==== Given information
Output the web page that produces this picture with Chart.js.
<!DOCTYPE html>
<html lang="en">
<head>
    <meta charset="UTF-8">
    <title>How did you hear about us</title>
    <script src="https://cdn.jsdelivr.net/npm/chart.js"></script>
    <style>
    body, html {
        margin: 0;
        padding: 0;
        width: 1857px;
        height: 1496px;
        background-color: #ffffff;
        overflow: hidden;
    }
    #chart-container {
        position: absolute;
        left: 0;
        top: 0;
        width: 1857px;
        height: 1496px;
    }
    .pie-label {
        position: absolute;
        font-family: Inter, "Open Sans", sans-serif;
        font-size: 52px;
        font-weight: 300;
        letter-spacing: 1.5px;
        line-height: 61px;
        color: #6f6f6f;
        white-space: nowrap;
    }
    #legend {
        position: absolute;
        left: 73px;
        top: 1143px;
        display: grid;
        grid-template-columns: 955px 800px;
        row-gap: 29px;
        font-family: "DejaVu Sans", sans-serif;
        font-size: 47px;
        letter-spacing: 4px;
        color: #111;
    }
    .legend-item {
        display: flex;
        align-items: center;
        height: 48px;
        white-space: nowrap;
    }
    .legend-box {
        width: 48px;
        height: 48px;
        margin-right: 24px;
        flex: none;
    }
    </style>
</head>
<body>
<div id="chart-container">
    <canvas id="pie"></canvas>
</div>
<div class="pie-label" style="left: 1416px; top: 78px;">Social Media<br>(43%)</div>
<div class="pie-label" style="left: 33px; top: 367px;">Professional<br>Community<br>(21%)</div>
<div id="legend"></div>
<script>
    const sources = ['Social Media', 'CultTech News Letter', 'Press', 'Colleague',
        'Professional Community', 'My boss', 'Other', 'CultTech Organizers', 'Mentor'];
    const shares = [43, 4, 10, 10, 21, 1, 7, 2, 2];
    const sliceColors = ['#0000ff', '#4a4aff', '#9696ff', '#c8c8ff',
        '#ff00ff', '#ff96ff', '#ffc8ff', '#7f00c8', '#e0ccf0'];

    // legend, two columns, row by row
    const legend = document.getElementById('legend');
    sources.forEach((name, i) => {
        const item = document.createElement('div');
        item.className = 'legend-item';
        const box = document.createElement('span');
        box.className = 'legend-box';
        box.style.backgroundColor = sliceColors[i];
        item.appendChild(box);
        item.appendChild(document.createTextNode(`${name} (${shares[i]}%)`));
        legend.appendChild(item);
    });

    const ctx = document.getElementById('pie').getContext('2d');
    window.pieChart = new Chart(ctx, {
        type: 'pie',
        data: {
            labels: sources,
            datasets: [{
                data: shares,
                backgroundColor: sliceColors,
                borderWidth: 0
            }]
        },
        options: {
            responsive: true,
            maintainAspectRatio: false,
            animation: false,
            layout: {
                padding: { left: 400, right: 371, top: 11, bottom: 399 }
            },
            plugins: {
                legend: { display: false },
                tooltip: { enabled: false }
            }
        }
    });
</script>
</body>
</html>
========
Exercise goal:
Write out all the lines again, exactly as they are.

Reply:
Output the web page that produces this picture with Chart.js.
<!DOCTYPE html>
<html lang="en">
<head>
    <meta charset="UTF-8">
    <title>How did you hear about us</title>
    <script src="https://cdn.jsdelivr.net/npm/chart.js"></script>
    <style>
    body, html {
        margin: 0;
        padding: 0;
        width: 1857px;
        height: 1496px;
        background-color: #ffffff;
        overflow: hidden;
    }
    #chart-container {
        position: absolute;
        left: 0;
        top: 0;
        width: 1857px;
        height: 1496px;
    }
    .pie-label {
        position: absolute;
        font-family: Inter, "Open Sans", sans-serif;
        font-size: 52px;
        font-weight: 300;
        letter-spacing: 1.5px;
        line-height: 61px;
        color: #6f6f6f;
        white-space: nowrap;
    }
    #legend {
        position: absolute;
        left: 73px;
        top: 1143px;
        display: grid;
        grid-template-columns: 955px 800px;
        row-gap: 29px;
        font-family: "DejaVu Sans", sans-serif;
        font-size: 47px;
        letter-spacing: 4px;
        color: #111;
    }
    .legend-item {
        display: flex;
        align-items: center;
        height: 48px;
        white-space: nowrap;
    }
    .legend-box {
        width: 48px;
        height: 48px;
        margin-right: 24px;
        flex: none;
    }
    </style>
</head>
<body>
<div id="chart-container">
    <canvas id="pie"></canvas>
</div>
<div class="pie-label" style="left: 1416px; top: 78px;">Social Media<br>(43%)</div>
<div class="pie-label" style="left: 33px; top: 367px;">Professional<br>Community<br>(21%)</div>
<div id="legend"></div>
<script>
    const sources = ['Social Media', 'CultTech News Letter', 'Press', 'Colleague',
        'Professional Community', 'My boss', 'Other', 'CultTech Organizers', 'Mentor'];
    const shares = [43, 4, 10, 10, 21, 1, 7, 2, 2];
    const sliceColors = ['#0000ff', '#4a4aff', '#9696ff', '#c8c8ff',
        '#ff00ff', '#ff96ff', '#ffc8ff', '#7f00c8', '#e0ccf0'];

    // legend, two columns, row by row
    const legend = document.getElementById('legend');
    sources.forEach((name, i) => {
        const item = document.createElement('div');
        item.className = 'legend-item';
        const box = document.createElement('span');
        box.className = 'legend-box';
        box.style.backgroundColor = sliceColors[i];
        item.appendChild(box);
        item.appendChild(document.createTextNode(`${name} (${shares[i]}%)`));
        legend.appendChild(item);
    });

    const ctx = document.getElementById('pie').getContext('2d');
    window.pieChart = new Chart(ctx, {
        type: 'pie',
        data: {
            labels: sources,
            datasets: [{
                data: shares,
                backgroundColor: sliceColors,
                borderWidth: 0
            }]
        },
        options: {
            responsive: true,
            maintainAspectRatio: false,
            animation: false,
            layout: {
                padding: { left: 400, right: 371, top: 11, bottom: 399 }
            },
            plugins: {
                legend: { display: false },
                tooltip: { enabled: false }
            }
        }
    });
</script>
</body>
</html>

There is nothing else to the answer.